Both cameras are very good.  I had no quibble with the lenses on either within the known limitations.  The A2 does not have a fast lens. The Leica does not have a zoom lens or any real capacity for telephoto work. The nearest I can come to a complaint is that the A2 performs less well at faster “film” speeds than it does at slower ones. I’m sure future cameras will deal with this.

Here be dragons

View from the Peak.

Taken with the Leica.  Almost any camera could have taken this shot. This is Hong Kong. Dragons, high rise living and pollution.

Both cameras produce prints up to A4 (8 x 10 plus) that can’t be beaten. The Leica will also produce good prints up to A3 size, but the Minolta A2 is struggling without digital intervention as sizes increase above A4. Neither camera is intended for poster sized prints.  For book sized prints or smaller wall prints (i.e. the typical sizes for street photography) then look for no better than either of these cameras.

Both cameras take a certain amount of learning how to use. The learning takes a different form. Using the A2 requires you to learn its interface.  But after that you can just leave the computer to do much of the work.  The Leica requires that you know much more about photography.  Be prepared to be disappointed by the Leica if you don’t work at it.  Its main attractions are simplicity and speed.  Its main problems are simplicity and user error.

The Leica is a faster camera for capturing fleeting moments if the photographer is.  It is no longer the quiet camera.

The A2 is a better general purpose camera that can perform sterling work on the streets.

A few notes about Hong Kong.

Hong Kong strikes me as a safe city.
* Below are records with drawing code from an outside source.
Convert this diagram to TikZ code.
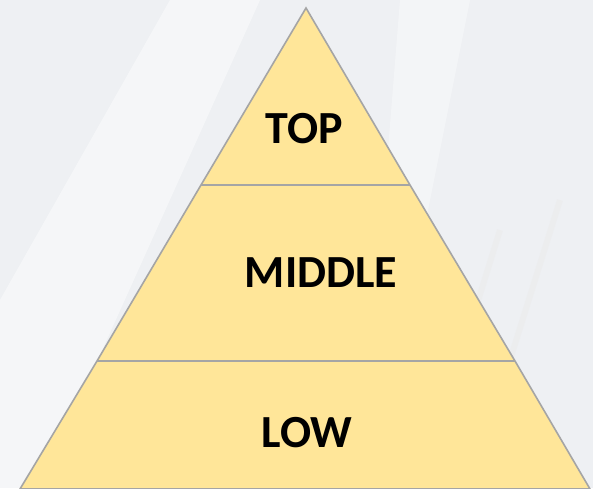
\documentclass[tikz,border=0pt]{standalone}
\usepackage{fontspec}
\setmainfont{Carlito}
\definecolor{bgc}{HTML}{EEF0F3}
\definecolor{fillc}{HTML}{FFE699}
\definecolor{linec}{HTML}{A5A5A5}
\begin{document}
\begin{tikzpicture}[x=1pt,y=-1pt,
  level/.style={fill=fillc,draw=linec,line width=1.6pt,line join=miter},
  label/.style={font=\bfseries\fontsize{46}{50}\selectfont,text=black,inner sep=0pt,anchor=center}]
\fill[bgc] (0,0) rectangle (593,488);
\useasboundingbox (0,0) rectangle (593,488);
% faint background streaks
\begin{scope}
\clip (0,0) rectangle (593,488);
\fill[white,opacity=0.45] (0,300) -- (170,0) -- (260,0) -- (40,488) -- (0,488) -- cycle;
\fill[white,opacity=0.35] (400,0) -- (470,0) -- (420,250) -- (380,250) -- cycle;
\draw[black!8,line width=6pt,opacity=0.5] (470,488) -- (560,200);
\draw[black!8,line width=6pt,opacity=0.5] (420,488) -- (500,230);
\end{scope}
\coordinate (apex) at (306,8);
\coordinate (bl) at (20,489);
\coordinate (br) at (590,489);
\coordinate (l1) at (201,185);
\coordinate (r1) at (410,185);
\coordinate (l2) at (97,361);
\coordinate (r2) at (515,361);
\filldraw[level] (apex) -- (r1) -- (r2) -- (br) -- (bl) -- (l2) -- (l1) -- cycle;
\draw[linec,line width=1.6pt] (l1) -- (r1);
\draw[linec,line width=1.6pt] (l2) -- (r2);
\node[label] (top) at (304,129) {TOP};
\node[label] (middle) at (321,273) {MIDDLE};
\node[label] (low) at (307,433) {LOW};
\end{tikzpicture}
\end{document}
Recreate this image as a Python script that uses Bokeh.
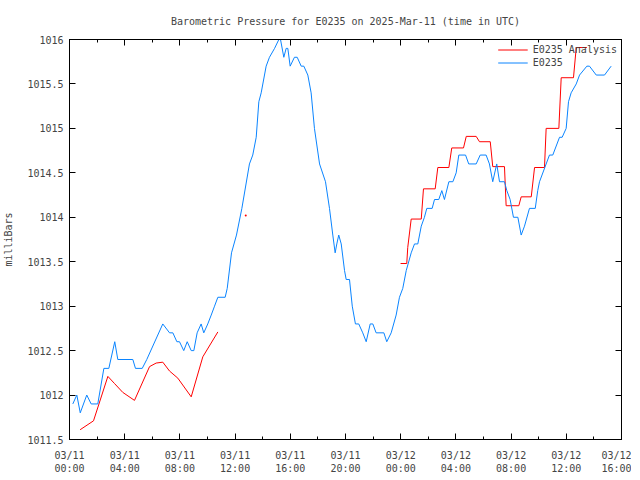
from bokeh.plotting import figure
from bokeh.models import FixedTicker, LinearAxis, Legend, LegendItem
from bokeh.embed import file_html
from bokeh.resources import INLINE

# ---- data (hours since 03/11 00:00 UTC) ----
obs_hours = [0.24, 0.53, 0.78, 1.25, 1.57, 2.05, 2.49, 2.85, 3.28, 3.5, 4.59, 4.78, 5.27, 5.6,
             6.76, 7.25, 7.49, 7.78, 7.97, 8.28, 8.53, 8.82, 9.01, 9.25, 9.54, 9.73, 10.02,
             10.27, 10.51, 10.75, 11.28, 11.43, 11.74, 12.1, 12.49, 13.04, 13.28, 13.53,
             13.72, 13.89, 14.25, 14.49, 14.86, 15.17, 15.29, 15.53, 15.7, 15.82, 15.99,
             16.3, 16.5, 16.79, 16.98, 17.27, 17.51, 17.75, 18.12, 18.55, 18.84, 19.08,
             19.25, 19.37, 19.51, 19.69, 19.93, 20.05, 20.29, 20.49, 20.72, 20.96, 21.25,
             21.5, 21.79, 21.98, 22.22, 22.78, 22.99, 23.31, 23.67, 23.91, 24.15, 24.4,
             24.76, 25.0, 25.24, 25.49, 25.72, 25.89, 26.28, 26.45, 26.76, 26.98, 27.17,
             27.49, 27.78, 28.02, 28.21, 28.7, 28.93, 29.47, 29.76, 30.19, 30.43, 30.67,
             30.96, 31.16, 31.52, 31.69, 31.93, 32.17, 32.49, 32.73, 32.97, 33.33, 33.75,
             33.93, 34.06, 34.78, 35.02, 35.51, 35.7, 35.99, 36.16, 36.35, 36.72, 36.96,
             37.49, 37.68, 38.17, 38.77, 39.25]
obs_mb = [1011.9, 1012.0, 1011.8, 1012.0, 1011.9, 1011.9, 1012.3, 1012.3, 1012.6, 1012.4,
          1012.4, 1012.3, 1012.3, 1012.4, 1012.8, 1012.7, 1012.7, 1012.6, 1012.6, 1012.5,
          1012.6, 1012.5, 1012.5, 1012.7, 1012.8, 1012.7, 1012.8, 1012.9, 1013.0, 1013.1,
          1013.1, 1013.2, 1013.6, 1013.8, 1014.1, 1014.6, 1014.7, 1014.9, 1015.3, 1015.4,
          1015.7, 1015.8, 1015.9, 1016.0, 1016.0, 1015.8, 1015.9, 1015.9, 1015.7, 1015.8,
          1015.8, 1015.7, 1015.7, 1015.6, 1015.4, 1015.0, 1014.6, 1014.4, 1014.1, 1013.8,
          1013.6, 1013.7, 1013.8, 1013.7, 1013.4, 1013.3, 1013.3, 1013.0, 1012.8, 1012.8,
          1012.7, 1012.6, 1012.8, 1012.8, 1012.7, 1012.7, 1012.6, 1012.7, 1012.9, 1013.1,
          1013.2, 1013.4, 1013.6, 1013.7, 1013.7, 1013.9, 1014.0, 1014.1, 1014.1, 1014.2,
          1014.2, 1014.3, 1014.2, 1014.4, 1014.4, 1014.5, 1014.7, 1014.7, 1014.6, 1014.6,
          1014.7, 1014.7, 1014.6, 1014.4, 1014.6, 1014.4, 1014.4, 1014.3, 1014.2, 1014.0,
          1014.0, 1013.8, 1013.9, 1014.1, 1014.1, 1014.3, 1014.4, 1014.7, 1014.7, 1014.9,
          1014.9, 1015.0, 1015.3, 1015.4, 1015.5, 1015.6, 1015.7, 1015.7, 1015.6, 1015.6,
          1015.7]

nan = float("nan")
ana_hours = [0.77, 1.74, 2.78, 3.26, 3.86, 4.71, 5.8, 6.28, 6.76, 7.25, 7.85, 8.82, 9.66, 10.75,
             nan,
             23.99, 24.44, 24.51, 24.76, 25.49, 25.65, 26.5, 26.69, 27.49, 27.7, 28.55, 28.75,
             29.47, 29.71, 30.49, 30.67, 31.52, 31.64, 32.56, 32.73, 33.46, 33.7, 34.42,
             34.54, 35.46, 35.63, 36.52, 36.72, 37.49]
ana_mb = [1011.61, 1011.71, 1012.21, 1012.13, 1012.03, 1011.94, 1012.32, 1012.36, 1012.37,
          1012.27, 1012.19, 1011.98, 1012.43, 1012.71,
          nan,
          1013.48, 1013.48, 1013.66, 1013.98, 1013.98, 1014.32, 1014.32, 1014.56, 1014.56,
          1014.78, 1014.78, 1014.91, 1014.91, 1014.85, 1014.85, 1014.57, 1014.57, 1014.13,
          1014.13, 1014.23, 1014.23, 1014.56, 1014.56, 1015.0, 1015.0, 1015.57, 1015.57,
          1015.91, 1015.91]
ana_single_hours = [12.77]
ana_single_mb = [1014.02]

x_ticks = [0, 4, 8, 12, 16, 20, 24, 28, 32, 36, 40]
x_tick_labels = ["03/11\n00:00", "03/11\n04:00", "03/11\n08:00", "03/11\n12:00", "03/11\n16:00",
                 "03/11\n20:00", "03/12\n00:00", "03/12\n04:00", "03/12\n08:00", "03/12\n12:00",
                 "03/12\n16:00"]
x_minor = [0, 2, 4, 6, 8, 10, 12, 14, 16, 18, 20, 22, 24, 26, 28, 30, 32, 34, 36, 38, 40]
y_ticks = [1011.5, 1012, 1012.5, 1013, 1013.5, 1014, 1014.5, 1015, 1015.5, 1016]
y_tick_labels = ["1011.5", "1012", "1012.5", "1013", "1013.5", "1014", "1014.5", "1015",
                 "1015.5", "1016"]

FONT = "DejaVu Sans Mono"
RED = "#ff0000"
BLUE = "#0a84ff"

p = figure(frame_width=552, frame_height=400, x_range=(0, 40), y_range=(1011.5, 1016),
           output_backend="svg", toolbar_location=None,
           min_border_left=62, min_border_right=10, min_border_top=0, min_border_bottom=10,
           title="Barometric Pressure for E0235 on 2025-Mar-11 (time in UTC)")
p.title.text_font = FONT
p.title.text_font_size = "10px"
p.title.text_font_style = "normal"
p.title.align = "center"
p.title.standoff = 26
p.grid.visible = False
p.outline_line_color = "black"
p.outline_line_width = 1
p.background_fill_color = "white"
p.border_fill_color = "white"

# bottom axis
xa = p.xaxis[0]
xa.ticker = FixedTicker(ticks=x_ticks, minor_ticks=x_minor)
xa.major_label_overrides = {t: l for t, l in zip(x_ticks, x_tick_labels)}
xa.major_label_text_font = FONT
xa.major_label_text_font_size = "10px"
xa.major_label_standoff = 10
xa.major_tick_in = 6
xa.major_tick_out = 0
xa.minor_tick_in = 3
xa.minor_tick_out = 0
xa.axis_line_color = "black"

# left axis
ya = p.yaxis[0]
ya.ticker = FixedTicker(ticks=y_ticks)
ya.major_label_overrides = {t: l for t, l in zip(y_ticks, y_tick_labels)}
ya.major_label_text_font = FONT
ya.major_label_text_font_size = "10px"
ya.major_label_standoff = 6
ya.major_tick_in = 6
ya.major_tick_out = 0
ya.minor_tick_line_color = None
ya.axis_label = "milliBars"
ya.axis_label_text_font = FONT
ya.axis_label_text_font_size = "10px"
ya.axis_label_text_font_style = "normal"
ya.axis_label_standoff = 10

# mirrored axes (ticks only, blank labels)
top = LinearAxis(ticker=FixedTicker(ticks=x_ticks, minor_ticks=x_minor),
                 major_tick_in=6, major_tick_out=0, minor_tick_in=3, minor_tick_out=0,
                 major_label_overrides={t: "" for t in x_ticks}, major_label_standoff=0)
p.add_layout(top, "above")
right = LinearAxis(ticker=FixedTicker(ticks=y_ticks),
                   major_tick_in=6, major_tick_out=0, minor_tick_line_color=None,
                   major_label_overrides={t: "" for t in y_ticks}, major_label_standoff=0)
p.add_layout(right, "right")

r_ana = p.line(ana_hours, ana_mb, line_color=RED, line_width=1)
p.scatter(ana_single_hours, ana_single_mb, size=2, color=RED, line_width=0)
r_obs = p.line(obs_hours, obs_mb, line_color=BLUE, line_width=1)

legend = Legend(items=[LegendItem(label="E0235 Analysis", renderers=[r_ana]),
                       LegendItem(label="E0235", renderers=[r_obs])],
                location="top_right")
legend.label_text_font = FONT
legend.label_text_font_size = "10px"
legend.background_fill_alpha = 0
legend.border_line_alpha = 0
legend.glyph_width = 30
legend.glyph_height = 13
legend.label_height = 13
legend.spacing = 0
legend.padding = 2
legend.margin = 2
p.add_layout(legend)

open("out.html", "w").write(file_html(p, INLINE))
I’m not saying that there are no areas that you would advised to avoid whilst carrying your top end digital SLR and mega lens collection, but on the whole I felt safe.  Certainly safer than in many Western European cities. This is partly down to the obvious police presence and partly down to the environment (no graffiti; clean public parks; children’s play areas looked after etc.).  However, it is mostly a result of the body language of the mass of the population.  At no time did I feel intimidated in the way that you might, for example, when traveling on an Underground train in London. Even the occasion when a street vendor indicated a reluctance to be photographed there was no malice in the exchange. There are signs in the more obvious places warning against pickpockets, but I know of someone who has had a dropped wallet returned intact and I witnessed an obviously poor person chase after an obviously wealthy person to hand over a piece of dropped jewellery.

To the best of my knowledge I was only short changed once which makes a remarkable contrast to, say, Italy.  Part of the explanation for this is the ubiquitous Octopus card which is a prepayment card that makes most small change transactions cash free. This is great news for the somebody trying to juggle cameras and maps whilst trying to buy a tram ticket or a bottle of water. Make an Octopus card the first thing that you buy on arrival.

Hong Kong is a very polluted city. It has become much more so in the last five years, and although there is growing recognition of the problem the solution is some way off. After a day walking the streets of any central district I was distinctly uncomfortable.  If this is important to you then research the better times of the year to go - wind direction makes a big difference.

As a fair-haired Westerner I was never going to blend in, so stealth photography was not an option.  In central areas there are plenty of Westerners, both workers and tourists so conspicuity was less of an issue than you might imagine.  The usual rule applies.  If you look like a tourist and you behave like a tourist you can sort of disappear, although using a modest camera like the A2 helps.  In more residential districts I just took my cue from the people around me. If I was drawing attention then I wandered away.  This only really happened once and was not a particular problem.

And, finally, the climate. Hong Kong is hot and humid.  I was there in mid winter and the local paper was describing days that were between 15 and 18 degrees Celsius as cool and days between 12 and 15 degrees as chilly.  That’s the sort of chilly I can cope with.  I know from experience that walking around all day outside in mid summer is unpleasant. Again, if it matters to you, research before you go.